Minneapolis community groups donate $30,000 to East African-owned businesses after vandalism

Storefront glass is shattered on a few window panes on Franklin Avenue.
Several East African-owned stores on a stretch of Franklin Avenue in Minneapolis were vandalized on Sept. 18, 2019.
Mukhtar M. Ibrahim | Sahan Journal file

East African-owned businesses in Minneapolis that were vandalized in September received $30,000 in donations on Friday to cover the cost of the damage.

"We hope this small gesture from the community can help them rebuild and hopefully recover from the impact of this incident, but also show that this community will stand behind these businesses, even after the aftermath of this horrible hate attack," said Jaylani Hussein, executive director of the Minnesota chapter of the Council on American-Islamic Relations.

The Seward Community Co-op raised nearly $23,000 and CAIR, along with the Main Street Alliance, raised $7,000 through a GoFundMe fundraising campaign.
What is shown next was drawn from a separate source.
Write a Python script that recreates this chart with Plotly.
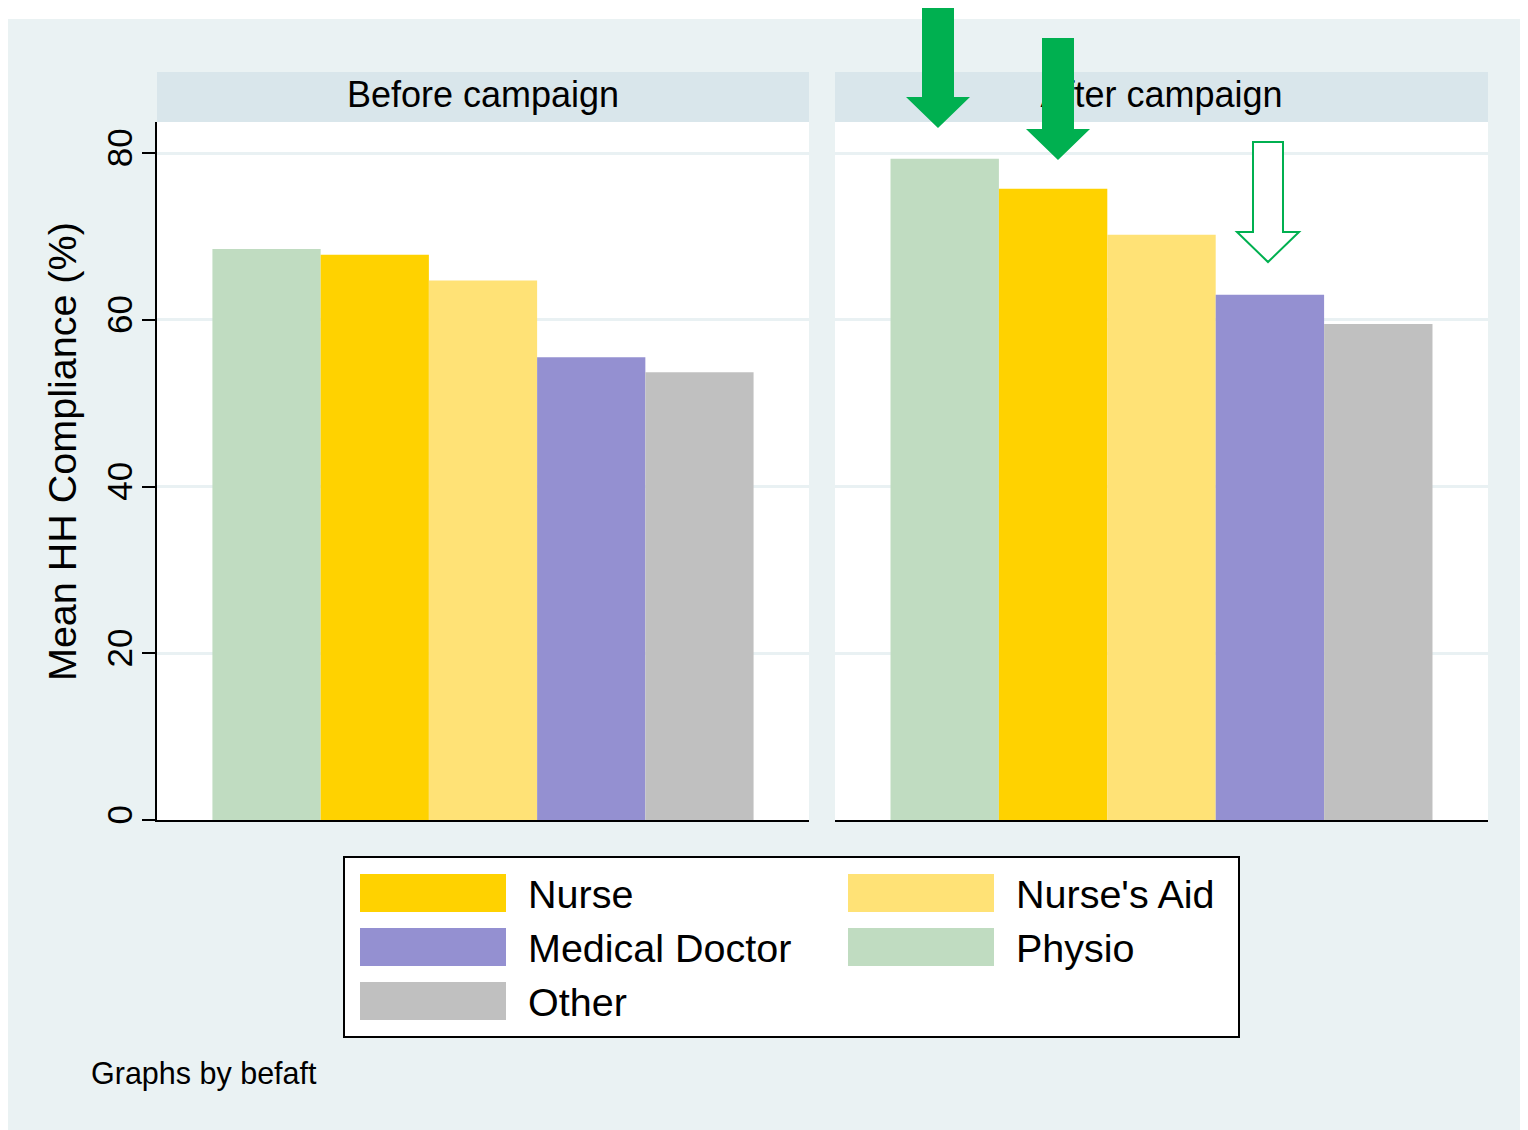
import plotly.graph_objects as go

# ---------------- data ----------------
panels = ["Before campaign", "After campaign"]
professions = ["Physio", "Nurse", "Nurse's Aid", "Medical Doctor", "Other"]
before_values = [68.5, 67.8, 64.7, 55.5, 53.7]
after_values = [79.3, 75.7, 70.2, 63.0, 59.5]
y_ticks = [0, 20, 40, 60, 80]
legend_order = ["Nurse", "Nurse's Aid", "Medical Doctor", "Physio", "Other"]

# ---------------- style ----------------
colors = {
    "Physio": "#C0DCC1",
    "Nurse": "#FFD200",
    "Nurse's Aid": "#FFE276",
    "Medical Doctor": "#9490D1",
    "Other": "#C0C0C0",
}
FONT = "Liberation Sans, Arial, Helvetica, sans-serif"
BG = "#EAF2F3"
HEADER = "#D9E6EB"
GRID = "#E9F1F3"
GREEN = "#00B050"

W, H = 1528, 1130
OFF = 8  # page body margin


def px(x):
    return (x - OFF) / W


def py(y):
    return 1 - (y - OFF) / H


fig = go.Figure()

for i, p in enumerate(professions):
    fig.add_trace(go.Bar(
        x=[panels[0]], y=[before_values[i]], name=p, xaxis="x", yaxis="y",
        marker=dict(color=colors[p], line=dict(width=0)), showlegend=False))
    fig.add_trace(go.Bar(
        x=[panels[1]], y=[after_values[i]], name=p, xaxis="x2", yaxis="y2",
        marker=dict(color=colors[p], line=dict(width=0)), showlegend=False))

plot_top, plot_bot = 122, 820
y80 = 153
y_max = 80 * (plot_bot - plot_top) / (plot_bot - y80)

xa = dict(showline=True, linecolor="black", linewidth=2, showticklabels=False,
          ticks="", showgrid=False, zeroline=False, range=[-0.5, 0.5])
ya = dict(range=[0, y_max], tickvals=y_ticks, showgrid=True, gridcolor=GRID,
          gridwidth=2.5, zeroline=False, domain=[py(plot_bot), py(plot_top)])

fig.update_layout(
    width=W, height=H,
    margin=dict(l=0, r=0, t=0, b=0, autoexpand=False),
    paper_bgcolor=BG, plot_bgcolor="white",
    barmode="group", bargap=0.17, bargroupgap=0,
    showlegend=False,
    font=dict(family=FONT, color="black"),
    xaxis=dict(xa, domain=[px(157), px(809)], anchor="y"),
    xaxis2=dict(xa, domain=[px(835), px(1488)], anchor="y2"),
    yaxis=dict(ya, anchor="x", showline=True, linecolor="black", linewidth=2,
               ticks="outside", ticklen=13, tickwidth=2, tickcolor="black",
               tickangle=-90, tickfont=dict(size=35, family=FONT, color="black"),
               ticklabelstandoff=-4),
    yaxis2=dict(ya, anchor="x2", matches="y", showline=False, ticks="",
                showticklabels=False),
)

shapes = []
# white strip above the outer background
shapes.append(dict(type="rect", xref="paper", yref="paper", x0=0, x1=1, y0=py(19), y1=1,
                   fillcolor="white", line=dict(width=0), layer="below"))

# panel headers (background + label placed in a slightly raised transparent box)
for title, (x0, x1) in zip(panels, [(157, 809), (835, 1488)]):
    shapes.append(dict(type="rect", xref="paper", yref="paper",
                       x0=px(x0), x1=px(x1), y0=py(122), y1=py(72),
                       fillcolor=HEADER, line=dict(width=0), layer="above"))
    shapes.append(dict(type="rect", xref="paper", yref="paper",
                       x0=px(x0), x1=px(x1), y0=py(116), y1=py(66),
                       fillcolor="rgba(0,0,0,0)", line=dict(width=0), layer="above",
                       label=dict(text=title, textposition="middle center",
                                  font=dict(size=36, family=FONT, color="black"))))


def arrow_path(cx, top, shaft_w, head_y, head_w, tip_y):
    pts = [
        (cx - shaft_w / 2, top), (cx + shaft_w / 2, top),
        (cx + shaft_w / 2, head_y), (cx + head_w / 2, head_y),
        (cx, tip_y), (cx - head_w / 2, head_y), (cx - shaft_w / 2, head_y),
    ]
    return "M " + " L ".join(f"{px(x):.5f},{py(y):.5f}" for x, y in pts) + " Z"


shapes.append(dict(type="path", xref="paper", yref="paper",
                   path=arrow_path(938, 6, 32, 97, 64, 128),
                   fillcolor=GREEN, line=dict(width=0), layer="above"))
shapes.append(dict(type="path", xref="paper", yref="paper",
                   path=arrow_path(1058, 38, 32, 129, 64, 160),
                   fillcolor=GREEN, line=dict(width=0), layer="above"))
shapes.append(dict(type="path", xref="paper", yref="paper",
                   path=arrow_path(1268, 142, 30, 232, 62, 262),
                   fillcolor="white", line=dict(color=GREEN, width=2), layer="above"))

# legend box
shapes.append(dict(type="rect", xref="paper", yref="paper",
                   x0=px(344), x1=px(1239), y0=py(1037), y1=py(857),
                   fillcolor="white", line=dict(color="black", width=2), layer="above"))

annotations = []
row_tops = [874, 928, 982]
col_x = [360, 848]
for k, name in enumerate(legend_order):
    r, c = divmod(k, 2)
    x0 = col_x[c]
    y0 = row_tops[r]
    shapes.append(dict(type="rect", xref="paper", yref="paper",
                       x0=px(x0), x1=px(x0 + 146), y0=py(y0 + 38), y1=py(y0),
                       fillcolor=colors[name], line=dict(width=0), layer="above"))
    annotations.append(dict(text=name, xref="paper", yref="paper",
                            x=px(x0 + 166), y=py(y0 + 20), xanchor="left", yanchor="middle",
                            showarrow=False, font=dict(size=39.5, family=FONT, color="black")))

annotations.append(dict(text="Mean HH Compliance (%)", xref="paper", yref="paper",
                        x=px(62), y=py(452), textangle=-90, xanchor="center", yanchor="middle",
                        showarrow=False, font=dict(size=39.5, family=FONT, color="black")))
annotations.append(dict(text="Graphs by befaft", xref="paper", yref="paper",
                        x=px(89), y=py(1073), xanchor="left", yanchor="middle",
                        showarrow=False, font=dict(size=30.5, family=FONT, color="black")))

fig.update_layout(shapes=shapes, annotations=annotations)
fig.write_html("out.html")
The donations will go toward the more than $8,000 in estimated damage to the businesses, as well help cover the loss of revenue in the aftermath of the vandalism.
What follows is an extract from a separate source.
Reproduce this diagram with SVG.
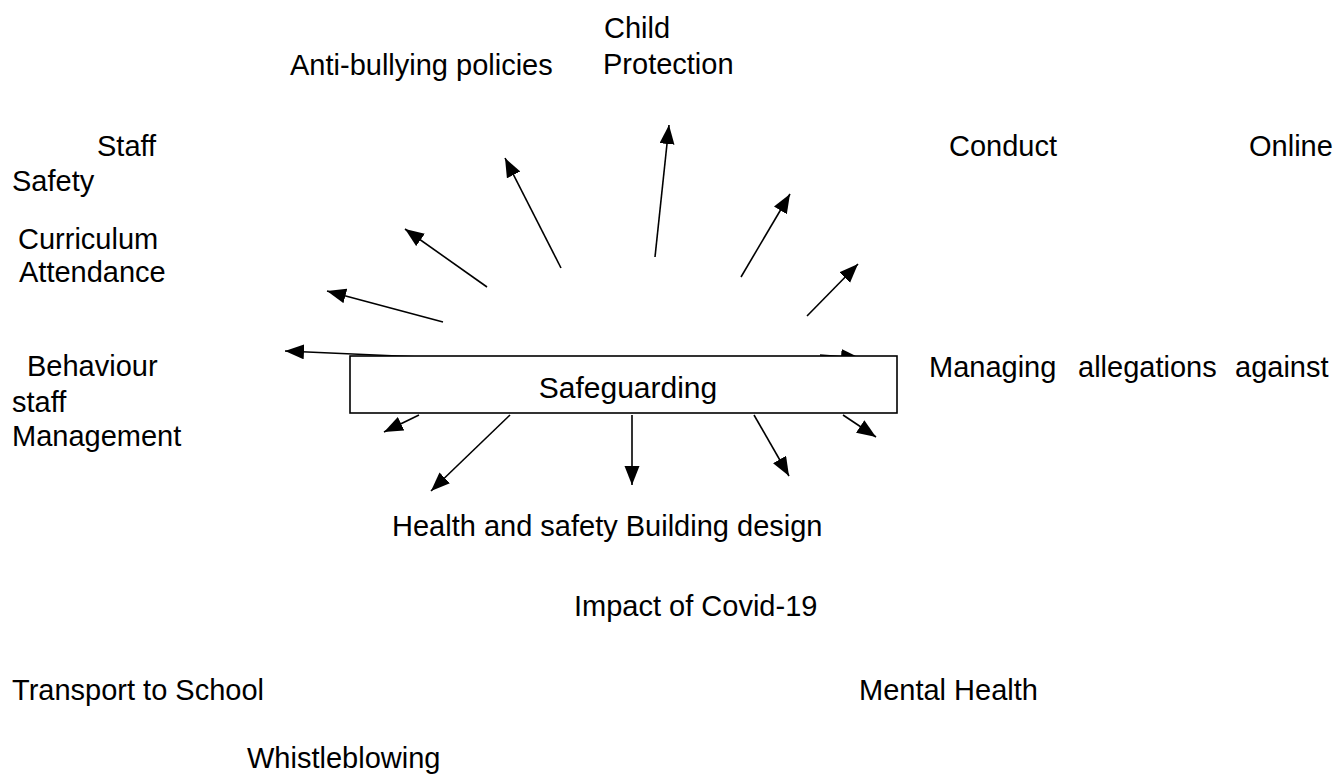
<svg xmlns="http://www.w3.org/2000/svg" width="1339" height="774" viewBox="0 0 1339 774">
<style>
text{font-family:"Liberation Sans",Arial,sans-serif;font-size:29px;fill:#000}
.c{stroke:#000;stroke-width:1.6;fill:none;marker-end:url(#ah)}
.box{fill:#fff;stroke:#000;stroke-width:1.6}
</style>
<defs>
<marker id="ah" markerUnits="userSpaceOnUse" markerWidth="20" markerHeight="16" refX="19" refY="7.5" orient="auto">
<path d="M0,0 L19,7.5 L0,15 z" fill="#000"/>
</marker>
</defs>
<rect width="1339" height="774" fill="#fff"/>
<g id="connectors">
<line class="c" x1="420" y1="357" x2="285" y2="351"/>
<line class="c" x1="443" y1="322" x2="327" y2="291"/>
<line class="c" x1="487" y1="287" x2="405" y2="229"/>
<line class="c" x1="561" y1="268" x2="505" y2="158"/>
<line class="c" x1="655" y1="257" x2="669" y2="125"/>
<line class="c" x1="741" y1="277" x2="790" y2="194"/>
<line class="c" x1="807" y1="316" x2="858" y2="264"/>
<line class="c" x1="820" y1="355" x2="860" y2="358"/>
<line class="c" x1="419" y1="415" x2="384" y2="432"/>
<line class="c" x1="510" y1="415" x2="431" y2="491"/>
<line class="c" x1="632" y1="415" x2="632" y2="485"/>
<line class="c" x1="754" y1="415" x2="789" y2="476"/>
<line class="c" x1="843" y1="415" x2="876" y2="437"/>
</g>
<g id="safeguarding">
<rect class="box" x="350" y="356" width="547" height="57"/>
<text x="628" y="398" text-anchor="middle" style="font-size:30px">Safeguarding</text>
</g>
<g id="anti-bullying"><text x="290" y="75">Anti-bullying policies</text></g>
<g id="child-protection"><text x="604" y="38">Child</text><text x="603" y="74">Protection</text></g>
<g id="staff-safety"><text x="97" y="156">Staff</text><text x="12" y="191">Safety</text></g>
<g id="conduct"><text x="949" y="156">Conduct</text></g>
<g id="online"><text x="1249" y="156">Online</text></g>
<g id="curriculum"><text x="18" y="249">Curriculum</text></g>
<g id="attendance"><text x="19" y="282">Attendance</text></g>
<g id="behaviour"><text x="27" y="376">Behaviour</text></g>
<g id="staff-management"><text x="12" y="412">staff</text><text x="12" y="446">Management</text></g>
<g id="managing-allegations"><text x="929" y="377">Managing</text><text x="1078" y="377">allegations</text><text x="1235" y="377">against</text></g>
<g id="health-safety"><text x="392" y="536">Health and safety Building design</text></g>
<g id="covid"><text x="574" y="616">Impact of Covid-19</text></g>
<g id="transport"><text x="12" y="700">Transport to School</text></g>
<g id="mental-health"><text x="859" y="700">Mental Health</text></g>
<g id="whistleblowing"><text x="247" y="768">Whistleblowing</text></g>
</svg>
Hussein said they’re also asking the city of Minneapolis to consider matching the community donations.

Surveillance video showed a man, later identified as Harlin St. John, 36, throwing rocks at the glass windows of the shops along Franklin Avenue on Sept. 18.
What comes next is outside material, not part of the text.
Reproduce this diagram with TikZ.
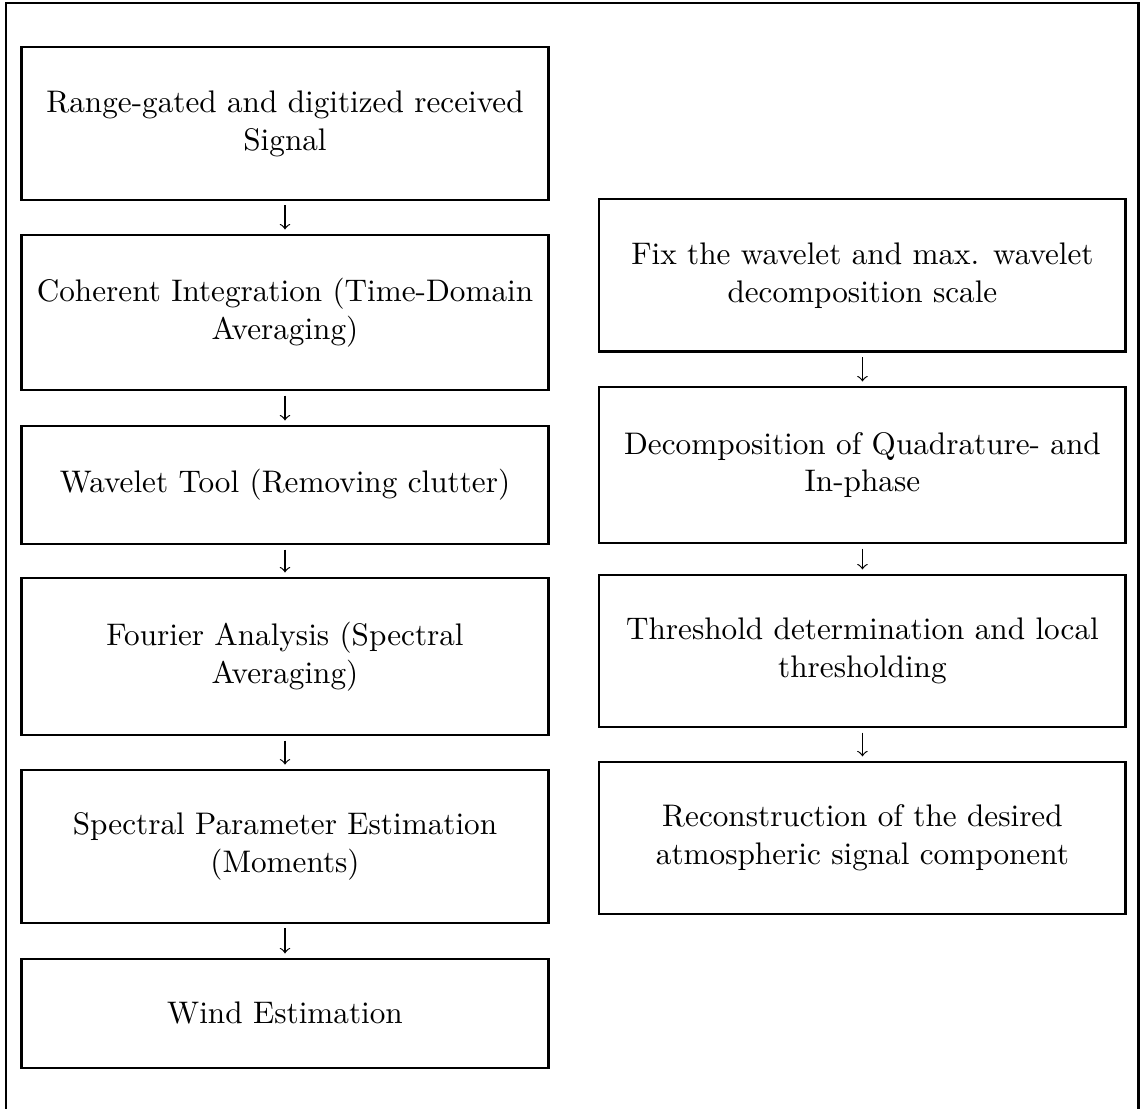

St. John was arrested the next day and eventually was charged with several counts of first-degree property damage and lesser counts of property damage because of bias. The Hennepin County Attorney’s Office reported that St. John allegedly asserted that he acted out of hatred for Somalis.

According to a report released by the FBI earlier this week, reports of hate crimes in Minnesota decreased last year for the first time since 2014, with only 126 reported in 2018. While 7,000 hate crimes were reported nationally in 2018, the Bureau of Justice Statistics estimates that an average of 250,000 occur each year, with most going unreported.

September’s attack along Franklin Avenue in Minneapolis' Seward neighborhood rattled business owners, with many reporting loss of business due to potential customers’ fear. Hussein said the incident was a shock to community members, but he sees the community’s support of the businesses as a silver lining.

"Hate and anti-Muslim sentiment in this country is growing, and communities even as diverse as Seward should work to be alerted on hate movements and hate activity," Hussein said. "But at the same time, I think many of these businesses are grateful to see this large support."